» Do this: Begin with the first line below and retype each line exactly through the line containing "let x0 = x.range()[0], x1 = x.range()[1];". Any pictures are to be left out.

== == ==

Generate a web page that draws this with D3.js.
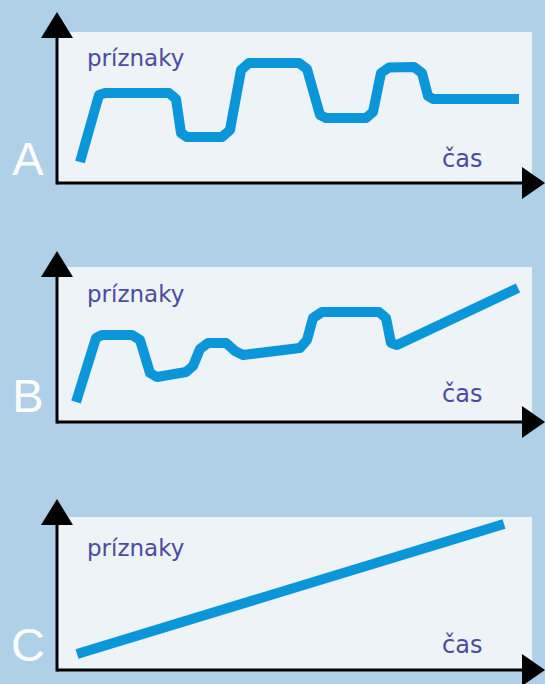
<!DOCTYPE html>
<html>
<head>
<meta charset="utf-8">
<script src="https://cdn.jsdelivr.net/npm/d3@7"></script>
<style>
  html, body { margin: 0; padding: 0; background: #b0d0e8; }
  svg { display: block; }
</style>
</head>
<body>
<div id="chart"></div>
<script>
// labels
let panelNames = ['A', 'B', 'C'];
let yTitle = 'príznaky';
let xTitle = 'čas';

// [time, symptoms], one series per panel
let seriesA = [
    [4.6, 4.2], [8.4, 17.6], [9.6, 18], [22.4, 18], [23.8, 16.8], [24.8, 10],
    [26, 9.2], [33, 9.2], [34.6, 10.6], [36.8, 22.6], [38.4, 24], [48.4, 24],
    [50, 22.8], [52.6, 13.6], [53.8, 13], [61.8, 13], [63.2, 14.2], [64.8, 22],
    [66.4, 23.1], [71.4, 23.2], [73, 22], [74.2, 17.4], [75.2, 16.8], [92.4, 16.8]
];
let seriesB = [
    [3.8, 4], [7.8, 16.8], [9, 17.4], [15, 17.4], [16.6, 16.4], [18.6, 9.8],
    [20, 9], [25.8, 10], [27.2, 11.2], [28.6, 14.6], [30.2, 15.8], [33.8, 15.8],
    [35.6, 14.2], [37.2, 13.4], [48.6, 14.8], [50, 16.4], [51.2, 20.8], [53, 22],
    [64.4, 22], [65.8, 20.8], [66.8, 15.8], [68, 15.4], [92.2, 26.8]
];
let seriesC = [
    [4, 3.2], [89.4, 29.2]
];
let allSeries = [seriesA, seriesB, seriesC];

let width = 545, height = 684;

// where each panel sits on the page
let layout = [
    {top: 32, axis: 183, yTitle: 66, xTitle: 167, name: 175},
    {top: 267, axis: 422, yTitle: 302, xTitle: 402, name: 412},
    {top: 517, axis: 670, yTitle: 556, xTitle: 653, name: 661}
];

let svg = d3.select('#chart').append('svg')
    .attr('width', width)
    .attr('height', height);

svg.append('rect')
    .attr('width', width)
    .attr('height', height)
    .attr('fill', '#b0d0e8');

let x = d3.scaleLinear()
    .domain([0, 95])
    .range([57, 532]);

layout.forEach(function(p, i) {
    drawPanel(p, allSeries[i], panelNames[i]);
});

function drawPanel(p, data, name) {
    let y = d3.scaleLinear()
        .domain([0, 30])
        .range([p.axis, p.axis - 150]);

    let g = svg.append('g').attr('class', 'panel');
    let x0 = x.range()[0], x1 = x.range()[1];

    g.append('rect')
        .attr('x', x0)
        .attr('y', p.top)
        .attr('width', x1 - x0)
        .attr('height', p.axis - p.top)
        .attr('fill', '#eef3f7');

    g.append('text')
        .attr('x', 87)
        .attr('y', p.yTitle)
        .attr('fill', '#4b4ba0')
        .style('font-family', 'DejaVu Sans, sans-serif')
        .style('font-size', '23px')
        .text(yTitle);

    g.append('text')
        .attr('x', 442)
        .attr('y', p.xTitle)
        .attr('fill', '#4b4ba0')
        .style('font-family', 'DejaVu Sans, sans-serif')
        .style('font-size', '24px')
        .text(xTitle);

    g.append('text')
        .attr('x', 28)
        .attr('y', p.name)
        .attr('text-anchor', 'middle')
        .attr('fill', '#ffffff')
        .style('font-family', 'Liberation Sans, Arial, sans-serif')
        .style('font-size', '47px')
        .text(name);

    let line = d3.line()
        .x(function(d) { return x(d[0]); })
        .y(function(d) { return y(d[1]); });

    g.append('path')
        .datum(data)
        .attr('d', line)
        .attr('fill', 'none')
        .attr('stroke', '#0a96d9')
        .attr('stroke-width', 10)
        .attr('stroke-linejoin', 'round')
        .attr('stroke-linecap', 'butt');

    // axes with arrow heads
    let tipY = p.axis - 171;
    let tipX = 545;
    g.append('line')
        .attr('x1', x0).attr('y1', p.axis)
        .attr('x2', tipX - 20).attr('y2', p.axis)
        .attr('stroke', '#000').attr('stroke-width', 3);
    g.append('line')
        .attr('x1', x0).attr('y1', p.axis + 1.5)
        .attr('x2', x0).attr('y2', tipY + 20)
        .attr('stroke', '#000').attr('stroke-width', 3);

    g.append('path')
        .attr('d', 'M' + x0 + ',' + tipY + 'L' + (x0 + 16) + ',' + (tipY + 26) +
            'L' + (x0 - 16) + ',' + (tipY + 26) + 'Z')
        .attr('fill', '#000');
    g.append('path')
        .attr('d', 'M' + tipX + ',' + p.axis + 'L' + (tipX - 23) + ',' + (p.axis - 16) +
            'L' + (tipX - 23) + ',' + (p.axis + 16) + 'Z')
        .attr('fill', '#000');
}
</script>
</body>
</html>
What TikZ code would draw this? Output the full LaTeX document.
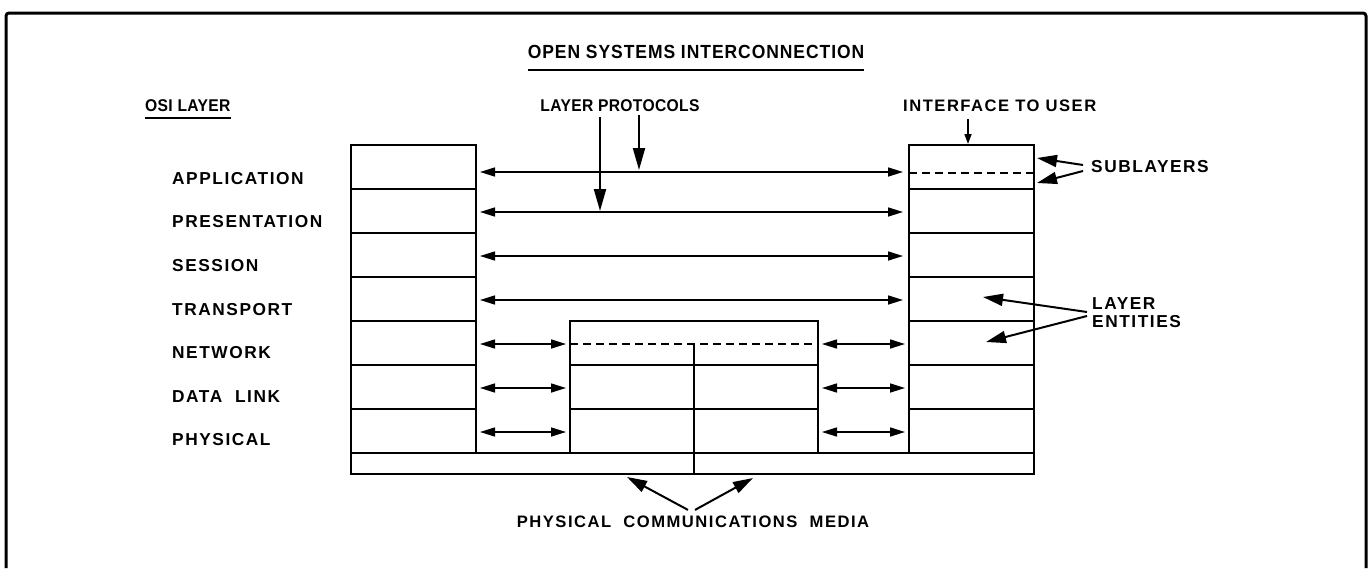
\documentclass[tikz,border=0pt]{standalone}
\usepackage{fontspec}
\setmainfont{Liberation Sans}
\newfontfamily\capsfont[LetterSpace=9]{Liberation Sans}
\newfontfamily\headfont[FakeStretch=0.92,LetterSpace=2]{Liberation Sans}
\newfontfamily\titlefont[FakeStretch=0.92,LetterSpace=5]{Liberation Sans}
\usetikzlibrary{arrows.meta,calc}

\begin{document}
\begin{tikzpicture}[x=1pt,y=-1pt,
  lbl/.style={font=\capsfont\bfseries\fontsize{17.3}{18}\selectfont, inner sep=0pt, text=black},
  lblsmall/.style={lbl, font=\capsfont\bfseries\fontsize{16.6}{18}\selectfont},
  head/.style={font=\headfont\bfseries\fontsize{17}{18}\selectfont, inner sep=0pt, text=black},
  cell/.style={draw, line width=1.6pt, minimum width=125pt, minimum height=44pt, inner sep=0pt, outer sep=0pt},
  halfcell/.style={cell, minimum width=124pt},
  media/.style={draw, line width=1.8pt, minimum height=21pt, inner sep=0pt, outer sep=0pt},
  subline/.style={line width=1.6pt, dash pattern=on 8pt off 5pt},
  proto/.style={line width=1.6pt, {Triangle[length=15pt,width=9pt]}-{Triangle[length=15pt,width=9pt]}},
  bigarrow/.style={line width=2pt, -{Triangle[length=22pt,width=12pt]}},
  callout/.style={line width=2pt, -{Triangle[length=20pt,width=12pt]}},
  smallarrow/.style={line width=1.6pt, -{Triangle[length=10pt,width=7pt]}}]

\useasboundingbox (0,0) rectangle (1371,568);

% outer frame, open at the bottom
\draw[line width=3pt, rounded corners=3pt] (6,568) -- (6,13) -- (1366,13) -- (1366,568);

% title and column heading
\node[font=\titlefont\bfseries\fontsize{19}{20}\selectfont, inner sep=0pt] (title) at (696,52) {OPEN SYSTEMS INTERCONNECTION};
\draw[line width=2pt] ([yshift=-11pt]title.south west) -- ([yshift=-11pt]title.south east);
\node[head, anchor=west] (osi) at (145,106) {OSI LAYER};
\draw[line width=2pt] ([yshift=-6pt]osi.south west) -- ([yshift=-6pt]osi.south east);

% layer names
\node[lbl, anchor=west] (n1) at (172,179) {APPLICATION};
\node[lbl, anchor=west] (n2) at (172,222) {PRESENTATION};
\node[lbl, anchor=west] (n3) at (172,266) {SESSION};
\node[lbl, anchor=west] (n4) at (172,310) {TRANSPORT};
\node[lbl, anchor=west] (n5) at (172,353) {NETWORK};
\node[lbl, anchor=west] (n6) at (172,397) {DATA\ \ LINK};
\node[lbl, anchor=west] (n7) at (172,440) {PHYSICAL};

% end-system stacks
\foreach \i in {1,...,7} {
  \node[cell] (L\i) at (413.5,123+44*\i) {};
  \node[cell] (R\i) at (971.5,123+44*\i) {};
}
\draw[subline] ([yshift=-6pt]R1.west) -- ([yshift=-6pt]R1.east);

% relay system
\node[cell, minimum width=248pt] (M5) at (694,343) {};
\node[halfcell] (M6a) at (632,387) {};
\node[halfcell] (M6b) at (756,387) {};
\node[halfcell] (M7a) at (632,431) {};
\node[halfcell] (M7b) at (756,431) {};
\draw[subline] ([yshift=-1pt]M5.west) -- ([yshift=-1pt]M5.east);

% physical media
\node[media, minimum width=343pt] (medL) at (522.5,463.5) {};
\node[media, minimum width=340pt] (medR) at (864,463.5) {};
\draw[line width=1.6pt] ([yshift=-1pt]M5.center) -- (medL.south east);

% peer protocols
\draw[proto] ([shift={(4,5)}]L1.east) -- ([shift={(-6,5)}]R1.west);
\foreach \i in {2,3,4}
  \draw[proto] ([shift={(4,1)}]L\i.east) -- ([shift={(-6,1)}]R\i.west);
\draw[proto] ([shift={(4,1)}]L5.east) -- ([shift={(-4,1)}]M5.west);
\draw[proto] ([shift={(4,1)}]M5.east) -- ([shift={(-4,1)}]R5.west);
\foreach \i in {6,7} {
  \draw[proto] ([shift={(4,1)}]L\i.east) -- ([shift={(-4,1)}]M\i a.west);
  \draw[proto] ([shift={(4,1)}]M\i b.east) -- ([shift={(-4,1)}]R\i.west);
}

% labels with pointers
\node[head] (lp) at (620,106) {LAYER PROTOCOLS};
\coordinate (lp1) at (600,211);
\coordinate (lp2) at (639,170);
\draw[bigarrow, shorten <=5pt] (lp.south -| lp1) -- (lp1);
\draw[bigarrow, shorten <=3pt] (lp.south -| lp2) -- (lp2);

\node[lblsmall, anchor=west] (iu) at (903,106) {INTERFACE TO USER};
\coordinate (iu1) at (968,144);
\draw[smallarrow, shorten <=7pt] (iu.south -| iu1) -- (iu1);

\node[lbl, anchor=west] (sub) at (1091,167) {SUBLAYERS};
\coordinate (sub1) at (1037,158);
\coordinate (sub2) at (1037,183);
\draw[callout] ([shift={(-8,-2)}]sub.west) -- (sub1);
\draw[callout] ([shift={(-8,4)}]sub.west) -- (sub2);

\node[lbl, anchor=west, align=left] (ent) at (1092,313) {LAYER\\ENTITIES};
\coordinate (ent1) at (983,297);
\coordinate (ent2) at (986,342);
\draw[callout] ([shift={(-5,-1)}]ent.west) -- (ent1);
\draw[callout] ([shift={(-5,3)}]ent.west) -- (ent2);

\node[lblsmall] (pcm) at (693,522) {PHYSICAL\ \ COMMUNICATIONS\ \ MEDIA};
\coordinate (pcm1) at (627,477);
\coordinate (pcm2) at (753,478);
\draw[callout] ([shift={(-5,-6)}]pcm.north) -- (pcm1);
\draw[callout] ([shift={(2,-6)}]pcm.north) -- (pcm2);
\end{tikzpicture}
\end{document}
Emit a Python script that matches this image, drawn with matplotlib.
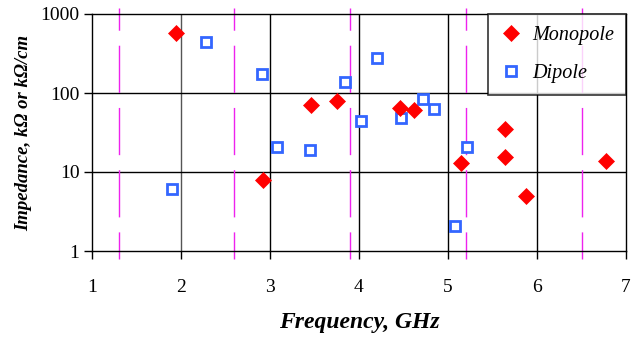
import matplotlib
matplotlib.use("Agg")
import matplotlib.pyplot as plt
import numpy as np

# Monopole (red diamonds)
mono_freq = [1.94, 2.92, 3.46, 3.75, 4.46, 4.62, 5.15, 5.64, 5.64, 5.88, 6.78]
mono_imp = [575, 7.9, 70, 79, 64, 61, 13, 35, 15.5, 5.0, 13.6]

# Dipole (blue open squares)
dip_freq = [1.90, 2.28, 2.91, 3.08, 3.45, 3.84, 4.02, 4.20, 4.47, 4.72, 4.84, 5.08, 5.21]
dip_imp = [6.1, 443, 174, 21, 19, 138, 44, 277, 48, 84, 63, 2.1, 21]

# vertical marker lines (magenta dashed)
vlines_x = [1.3, 2.6, 3.9, 5.2, 6.5]

x_ticks = [1, 2, 3, 4, 5, 6, 7]
y_ticks = [1, 10, 100, 1000]
y_ticklabels = ["1", "10", "100", "1000"]

plt.rcParams["font.family"] = ["Liberation Serif", "DejaVu Serif"]

fig = plt.figure(figsize=(6.38, 3.39), dpi=100)
ax = fig.add_axes([92 / 638, 88 / 339, 534 / 638, 237 / 339])

ax.set_yscale("log")
ax.set_xlim(1, 7)
ax.set_ylim(1, 1000)

for xv in x_ticks[1:-1]:
    ax.axvline(xv, color="#555555" if xv == 2 else "black", lw=1.0, zorder=1)
for yv in y_ticks[1:-1]:
    ax.axhline(yv, color="black", lw=1.0, zorder=1)

# dashed lines run a bit past the frame, top to bottom
for xv in vlines_x:
    ax.plot([xv, xv], [1190, 0.79], color="#ee22ee", lw=1.0,
            linestyle=(18, (34, 10.8)), clip_on=False, zorder=2)

ax.plot(mono_freq, mono_imp, linestyle="none", marker="D", ms=8.3,
        color="#ff0000", mec="#ff0000", mew=0.5, label="Monopole", zorder=4)
ax.plot(dip_freq, dip_imp, linestyle="none", marker="s", ms=7,
        mfc="white", mec="#3366ff", mew=2.0, label="Dipole", zorder=3)

ax.set_xticks(x_ticks)
ax.set_xticklabels([str(v) for v in x_ticks])
ax.set_yticks(y_ticks)
ax.set_yticklabels(y_ticklabels)
ax.minorticks_off()
ax.tick_params(axis="both", direction="out", length=6, width=1,
               labelsize=14, colors="black")
ax.tick_params(axis="x", pad=14)
ax.tick_params(axis="y", pad=3)

for sp in ax.spines.values():
    sp.set_color("black")
    sp.set_linewidth(1.0)

ax.set_xlabel("Frequency, GHz", fontsize=17, fontweight="bold",
              fontstyle="italic", labelpad=12)
ax.set_ylabel("Impedance, k\u03a9 or k\u03a9/cm", fontsize=13.5,
              fontweight="bold", fontstyle="italic", labelpad=6)

leg = ax.legend(loc="upper right", frameon=True, fancybox=False,
                borderaxespad=0, prop={"style": "italic", "size": 14.5},
                handletextpad=0.5, labelspacing=0.95, borderpad=0.6,
                handlelength=1.1)
leg.get_frame().set_edgecolor("black")
leg.get_frame().set_linewidth(1.2)
leg.set_zorder(5)

fig.savefig("out.png", dpi=100)
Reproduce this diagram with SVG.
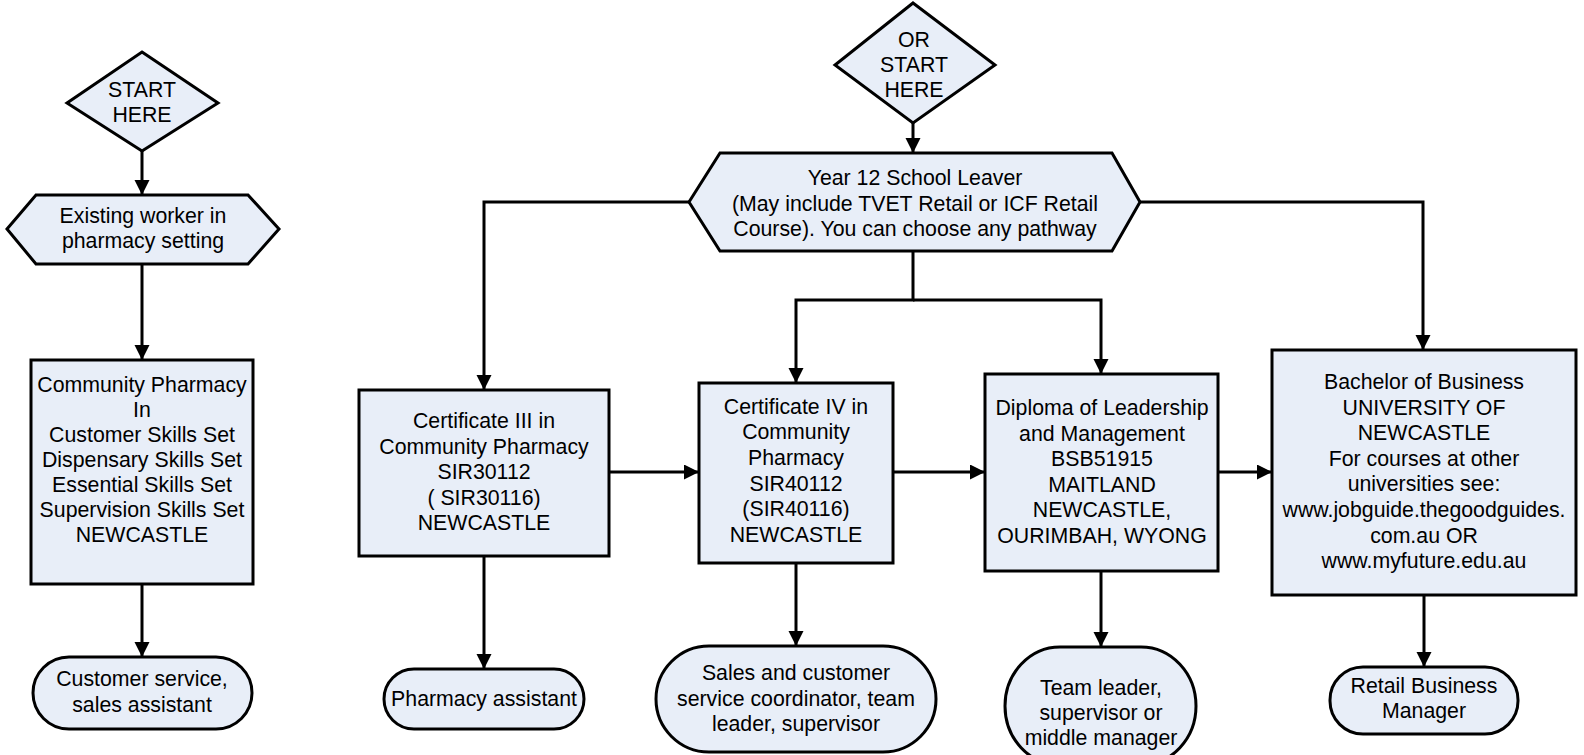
<svg xmlns="http://www.w3.org/2000/svg" width="1584" height="755" viewBox="0 0 1584 755">
<style>
.n{fill:#E8EEF8;stroke:#000;stroke-width:3;stroke-linejoin:miter}
.t{font-family:"Liberation Sans",Arial,sans-serif;font-size:21.3px;fill:#000;text-anchor:middle}
.c{fill:none;stroke:#000;stroke-width:3}
</style>
<defs>
<marker id="ah" markerUnits="userSpaceOnUse" markerWidth="16" markerHeight="16" refX="14" refY="7.5" orient="auto">
<path d="M0,0 L15,7.5 L0,15 z" fill="#000"/>
</marker>
</defs>
<rect width="1584" height="755" fill="#fff"/>

<g id="connectors">
<path class="c" d="M142,151 V194" marker-end="url(#ah)"/>
<path class="c" d="M142,264 V359" marker-end="url(#ah)"/>
<path class="c" d="M142,584 V656" marker-end="url(#ah)"/>
<path class="c" d="M913,123 V152" marker-end="url(#ah)"/>
<path class="c" d="M689,202 H484 V389" marker-end="url(#ah)"/>
<path class="c" d="M1140,202 H1423 V349" marker-end="url(#ah)"/>
<path class="c" d="M913,251 V300 H796 V382" marker-end="url(#ah)"/>
<path class="c" d="M913,300 H1101 V373" marker-end="url(#ah)"/>
<path class="c" d="M609,472 H698" marker-end="url(#ah)"/>
<path class="c" d="M893,472 H984" marker-end="url(#ah)"/>
<path class="c" d="M1218,472 H1271" marker-end="url(#ah)"/>
<path class="c" d="M484,556 V668" marker-end="url(#ah)"/>
<path class="c" d="M796,563 V645" marker-end="url(#ah)"/>
<path class="c" d="M1101,571 V646" marker-end="url(#ah)"/>
<path class="c" d="M1424,595 V666" marker-end="url(#ah)"/>
</g>

<g id="start1">
<polygon class="n" points="142,52 218,103 142,151 67,103"/>
<text class="t" x="142" y="97">START</text>
<text class="t" x="142" y="122">HERE</text>
</g>

<g id="existing">
<polygon class="n" points="7,229 36,195 248,195 279,229 248,264 36,264"/>
<text class="t" x="143" y="223">Existing worker in</text>
<text class="t" x="143" y="248">pharmacy setting</text>
</g>

<g id="skillsets">
<rect class="n" x="31" y="360" width="222" height="224"/>
<text class="t" x="142" y="392">Community Pharmacy</text>
<text class="t" x="142" y="417">In</text>
<text class="t" x="142" y="442">Customer Skills Set</text>
<text class="t" x="142" y="467">Dispensary Skills Set</text>
<text class="t" x="142" y="492">Essential Skills Set</text>
<text class="t" x="142" y="517">Supervision Skills Set</text>
<text class="t" x="142" y="542">NEWCASTLE</text>
</g>

<g id="customerservice">
<rect class="n" x="33" y="657" width="219" height="72" rx="36" ry="36"/>
<text class="t" x="142" y="686">Customer service,</text>
<text class="t" x="142" y="712">sales assistant</text>
</g>

<g id="start2">
<polygon class="n" points="913,3 995,65 913,123 835,65"/>
<text class="t" x="914" y="47">OR</text>
<text class="t" x="914" y="72">START</text>
<text class="t" x="914" y="97">HERE</text>
</g>

<g id="year12">
<polygon class="n" points="689,202 720,153 1112,153 1140,202 1112,251 720,251"/>
<text class="t" x="915" y="185">Year 12 School Leaver</text>
<text class="t" x="915" y="211">(May include TVET Retail or ICF Retail</text>
<text class="t" x="915" y="236">Course). You can choose any pathway</text>
</g>

<g id="cert3">
<rect class="n" x="359" y="390" width="250" height="166"/>
<text class="t" x="484" y="428">Certificate III in</text>
<text class="t" x="484" y="453.5">Community Pharmacy</text>
<text class="t" x="484" y="479">SIR30112</text>
<text class="t" x="484" y="504.5">( SIR30116)</text>
<text class="t" x="484" y="530">NEWCASTLE</text>
</g>

<g id="cert4">
<rect class="n" x="699" y="383" width="194" height="180"/>
<text class="t" x="796" y="413.5">Certificate IV in</text>
<text class="t" x="796" y="439.2">Community</text>
<text class="t" x="796" y="464.9">Pharmacy</text>
<text class="t" x="796" y="490.6">SIR40112</text>
<text class="t" x="796" y="516.3">(SIR40116)</text>
<text class="t" x="796" y="542">NEWCASTLE</text>
</g>

<g id="diploma">
<rect class="n" x="985" y="374" width="233" height="197"/>
<text class="t" x="1102" y="415">Diploma of Leadership</text>
<text class="t" x="1102" y="440.6">and Management</text>
<text class="t" x="1102" y="466.2">BSB51915</text>
<text class="t" x="1102" y="491.8">MAITLAND</text>
<text class="t" x="1102" y="517.4">NEWCASTLE,</text>
<text class="t" x="1102" y="543">OURIMBAH, WYONG</text>
</g>

<g id="bachelor">
<rect class="n" x="1272" y="350" width="304" height="245"/>
<text class="t" x="1424" y="389">Bachelor of Business</text>
<text class="t" x="1424" y="414.6">UNIVERSITY OF</text>
<text class="t" x="1424" y="440.2">NEWCASTLE</text>
<text class="t" x="1424" y="465.8">For courses at other</text>
<text class="t" x="1424" y="491.4">universities see:</text>
<text class="t" x="1424" y="517">www.jobguide.thegoodguides.</text>
<text class="t" x="1424" y="542.6">com.au OR</text>
<text class="t" x="1424" y="568.2">www.myfuture.edu.au</text>
</g>

<g id="pharmacyassistant">
<rect class="n" x="384" y="669" width="200" height="60" rx="30" ry="30"/>
<text class="t" x="484" y="706">Pharmacy assistant</text>
</g>

<g id="salescoordinator">
<rect class="n" x="656" y="646" width="280" height="106" rx="53" ry="53"/>
<text class="t" x="796" y="680">Sales and customer</text>
<text class="t" x="796" y="706">service coordinator, team</text>
<text class="t" x="796" y="731">leader, supervisor</text>
</g>

<g id="teamleader">
<rect class="n" x="1005" y="647" width="191" height="118" rx="55" ry="59"/>
<text class="t" x="1101" y="695">Team leader,</text>
<text class="t" x="1101" y="720">supervisor or</text>
<text class="t" x="1101" y="745">middle manager</text>
</g>

<g id="retailmanager">
<rect class="n" x="1330" y="667" width="188" height="67" rx="33" ry="33"/>
<text class="t" x="1424" y="693">Retail Business</text>
<text class="t" x="1424" y="718">Manager</text>
</g>
</svg>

== == ==

» Complete answer:
Generate a web page that draws this with D3.js.
<!DOCTYPE html>
<html>
<head>
<meta charset="utf-8">
<script src="https://cdn.jsdelivr.net/npm/d3@7"></script>
<style>
  html, body { margin: 0; padding: 0; background: #b0d0e8; }
  svg { display: block; }
</style>
</head>
<body>
<div id="chart"></div>
<script>
// labels
let panelNames = ['A', 'B', 'C'];
let yTitle = 'príznaky';
let xTitle = 'čas';

// [time, symptoms], one series per panel
let seriesA = [
    [4.6, 4.2], [8.4, 17.6], [9.6, 18], [22.4, 18], [23.8, 16.8], [24.8, 10],
    [26, 9.2], [33, 9.2], [34.6, 10.6], [36.8, 22.6], [38.4, 24], [48.4, 24],
    [50, 22.8], [52.6, 13.6], [53.8, 13], [61.8, 13], [63.2, 14.2], [64.8, 22],
    [66.4, 23.1], [71.4, 23.2], [73, 22], [74.2, 17.4], [75.2, 16.8], [92.4, 16.8]
];
let seriesB = [
    [3.8, 4], [7.8, 16.8], [9, 17.4], [15, 17.4], [16.6, 16.4], [18.6, 9.8],
    [20, 9], [25.8, 10], [27.2, 11.2], [28.6, 14.6], [30.2, 15.8], [33.8, 15.8],
    [35.6, 14.2], [37.2, 13.4], [48.6, 14.8], [50, 16.4], [51.2, 20.8], [53, 22],
    [64.4, 22], [65.8, 20.8], [66.8, 15.8], [68, 15.4], [92.2, 26.8]
];
let seriesC = [
    [4, 3.2], [89.4, 29.2]
];
let allSeries = [seriesA, seriesB, seriesC];

let width = 545, height = 684;

// where each panel sits on the page
let layout = [
    {top: 32, axis: 183, yTitle: 66, xTitle: 167, name: 175},
    {top: 267, axis: 422, yTitle: 302, xTitle: 402, name: 412},
    {top: 517, axis: 670, yTitle: 556, xTitle: 653, name: 661}
];

let svg = d3.select('#chart').append('svg')
    .attr('width', width)
    .attr('height', height);

svg.append('rect')
    .attr('width', width)
    .attr('height', height)
    .attr('fill', '#b0d0e8');

let x = d3.scaleLinear()
    .domain([0, 95])
    .range([57, 532]);

layout.forEach(function(p, i) {
    drawPanel(p, allSeries[i], panelNames[i]);
});

function drawPanel(p, data, name) {
    let y = d3.scaleLinear()
        .domain([0, 30])
        .range([p.axis, p.axis - 150]);

    let g = svg.append('g').attr('class', 'panel');
    let x0 = x.range()[0], x1 = x.range()[1];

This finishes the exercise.